Many articles have reported the increase in fuel prices, followed by more articles discussing the drop-in fuel prices. In the UK, fuel prices seem to be on a yoyo, constantly bouncing up and down. The RAC have reported several times on the cost of fuel in the UK – with industry professionals encouraging leading supermarkets to cut fuel prices to make them more affordable following a three-year high in both diesel and petrol prices.
So far in 2018, fuel prices have continued to rise, with motorists experiencing a third consecutive month for price increases in January – large supermarket forecourts appear to have hit drivers the worst with the largest price increases.
According the Simon Williams, a fuel spokesman for the RAC, “Both petrol and diesel are now at their highest points for more than three years which is bound to be making a dent in household budgets.
“We urge fuel retailers to be fair to motorists and pass on the current savings in the wholesale price of petrol and diesel at the pump.

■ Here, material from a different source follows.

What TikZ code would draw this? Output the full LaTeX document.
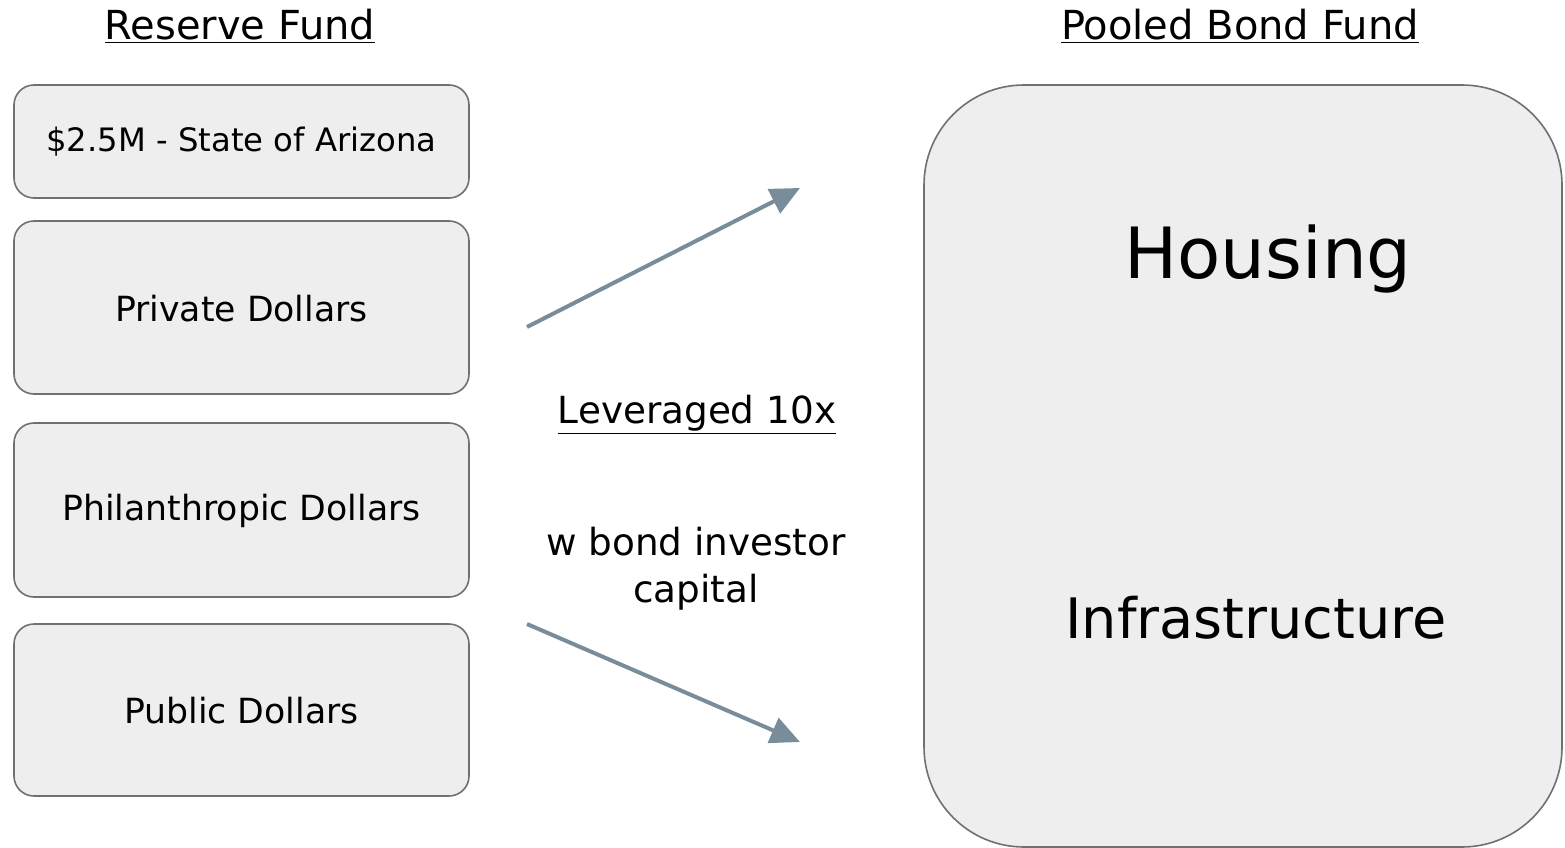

“Reflecting downward movement in wholesale prices on the forecourt, however small, is important for retailers as motorists generally believe there is little transparency in the price of fuel, unless of course costs are on the up when they understand all too well they will quickly be paying more to fill up.”
Thankfully, the RAC’s concerns have been heard, with three of the UK’s leading supermarkets reducing their fuel prices in February 2018, by up to 2p per litre – reflecting the recent drop in the cost of oil. To which the RAC hope will spark a chain reaction prompting other retailers to lower their prices too. However, again this proves the yoyo effect of fuel prices in the UK – January experiencing both wholesale and pump price on the rise, whilst so far in February, the cost has reduced. So, is there a way to maintain steady fuel prices?
Northgate Vehicle Hire, specialists in van leasing consider if the Brexit could be the answer to steady fuel prices. Could this yoyo trend be put to a stop when the UK leave the European Union? In 2013, the UK reached a peak in reliance of imported energy. Whilst it has fell slightly since 2013, the UK still relies on the import of energy for at least 38% of their total energy consumption – and this is a trend mirrored across many European countries. In 2014, all EU countries were importing more energy than they exported. However, the OPEC made a decision to increase domestic fuel production in 2014 too – which led towards a fuel price drop to 98p a litre in January 2016 – the lowest fuel had been since 2009, during the financial crisis.
When the referendum came around, fuel prices rose by around 10p litre, and following the vote to leave the EU, the value of the pound took an immediate fall of 20% against the dollar, leading industry experts to warn that the vote marked the end of cheap fuel in Britain – with imports to the UK costing more than prior to the vote. However, since then fuel prices have been less than steady, with UK drivers experiencing multiple rises and falls in the years since the vote.
Global factors are one of the main reasons that the price of oil fluctuates so often – crude oil prices are on the rise. Alongside this is Brexit, the uncertainty and devaluation of the pound is affecting the cost of fuel within the UK – especially as they import so much of their fuel. Currently, the UK put the significant increase in fuel prices down to the increase in oil costs, with Brexit a small contributor.
Following Brexit, whilst the UK hope that fuel prices remain steady – the RAC warn that 2018 onwards could see higher fuel prices becoming the new norm. Luckily, the US is one of the UK’s main providers of fuel, and Brexit does not put US trading terms at risk.
Simon Williams commented: “While the fuel market is very hard to predict at the best of times there is currently even greater uncertainty as the price of oil went through the $70 a barrel mark in January for the first time in more than three years, while sterling has strengthened against the dollar making wholesale fuel cheaper as it’s traded in dollars.”
However, the UK should prepare for the uncertainty that Brexit poses. If the value of the pound weakens, whilst the cost of oil continues to rise, the UK economy may struggle with new higher fuel prices.